7.6 What We Adopted from Their Approach

Our initial implementation used a custom KahnReadyQueue with spin-wait workers (std::this_thread::yield()). Comparing with their approach revealed that dispatching one task per vertex into DispatchQueue and using finishTasks() as a batch barrier is significantly more efficient:

  • DispatchQueue uses condition_variable for blocking -- no wasted CPU on spin-wait.
  • Natural load balancing -- the thread pool picks up work items automatically.
  • Simpler code -- no custom queue class needed.

This change cut our test suite overhead from 87s to 28s (vs 27s for original BFS).

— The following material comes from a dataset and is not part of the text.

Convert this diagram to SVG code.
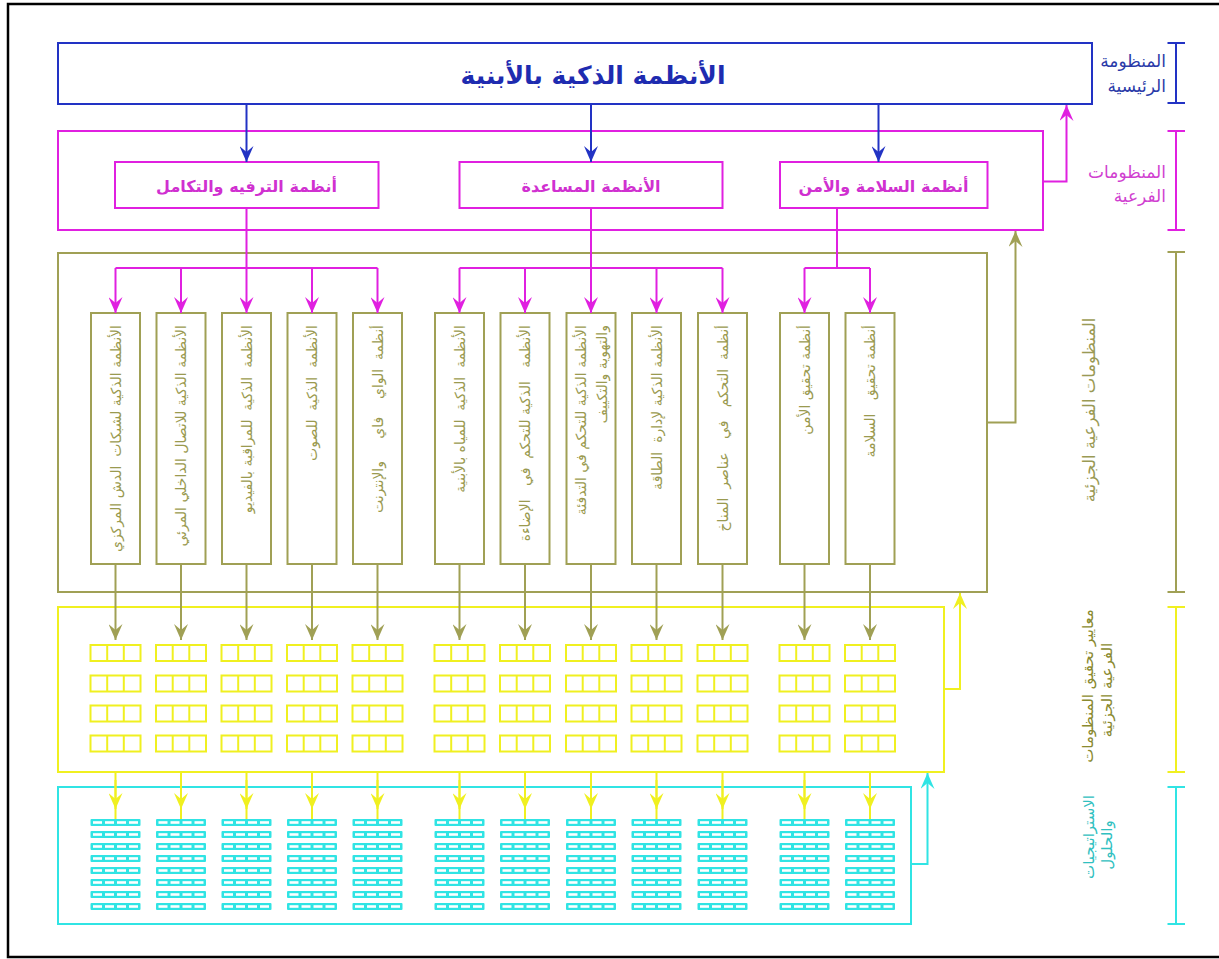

7.7 Performance Comparison

Approach STA Regression (6109 tests)
Original level-based BFS 27-30s
Our Kahn's v1 (hash map + spin-wait) 87s
Our Kahn's v2 (dense array + spin-wait) 42s
Our Kahn's v3 (dense array + batch dispatch) 28s
Other developer (delay-calc only, separate class) Reports ~45% speedup on large designs

8. Test Plan and Results

8.1 OpenSTA Standalone Regression

cd tools/OpenROAD/src/sta/build
cmake .. && make -j$(nproc)
ctest -j$(nproc)

Pass criteria: All tests pass with use_kahns_ = true. Results must be bit-identical to use_kahns_ = false.

Result: PASS -- 6109/6109 tests pass with both settings.

8.2 OpenROAD Full Regression

cd tools/OpenROAD/build
cmake --build . -j$(nproc)
ctest -j$(nproc)

Pass criteria: All OpenROAD tests pass, including flows that modify the netlist between timing updates.

Key test cases exercised:

  • rmp.gcd_restructure.tcl -- restructure deletes cells, causing vertex ID gaps. This test originally crashed (Section 6.1, 6.2) and drove two bug fixes (dynamic array sizing and kahn_pred_ separation).
  • rsz.* -- resizer modifies netlist incrementally between timing updates.
  • cts.* -- clock tree synthesis adds buffers and triggers re-timing.

Result: PASS -- all OpenROAD regressions pass after the two fixes.

8.3 Thread Count Sweep

set_thread_count 1  ;# Falls back to sequential visit()
set_thread_count 2
set_thread_count 4
set_thread_count 8

Pass criteria: Identical timing reports across all thread counts.

8.4 Toggle Consistency

# Run 1: use_kahns_ = false
report_checks -digits 6 > results_original.rpt
# Run 2: use_kahns_ = true
report_checks -digits 6 > results_kahns.rpt
# diff results_original.rpt results_kahns.rpt

Pass criteria: Reports are identical.

8.5 Performance Expectations

Scenario Expectation
Small designs (< 10K vertices) Kahn's within 10% of original (discovery overhead amortized)
Large designs (> 100K vertices) with uneven levels Kahn's faster due to barrier elimination
Incremental updates (small active set) Kahn's overhead proportional to active set, not total graph
High thread counts (8-16 threads) Kahn's scales better (no idle threads at level barriers)

8.6 Stress Tests

  • Design with a single long chain (worst case -- no parallelism, discovery overhead for zero benefit).
  • Design with many parallel chains (best case -- maximum parallel utilization).
  • Design with latches (multi-pass convergence must work correctly).
  • Rapid incremental updates (persistent KahnState reuse exercised).
  • Netlist modification flows: rmp, rsz, cts (exercises ObjectTable ID gaps and graph rebuilds).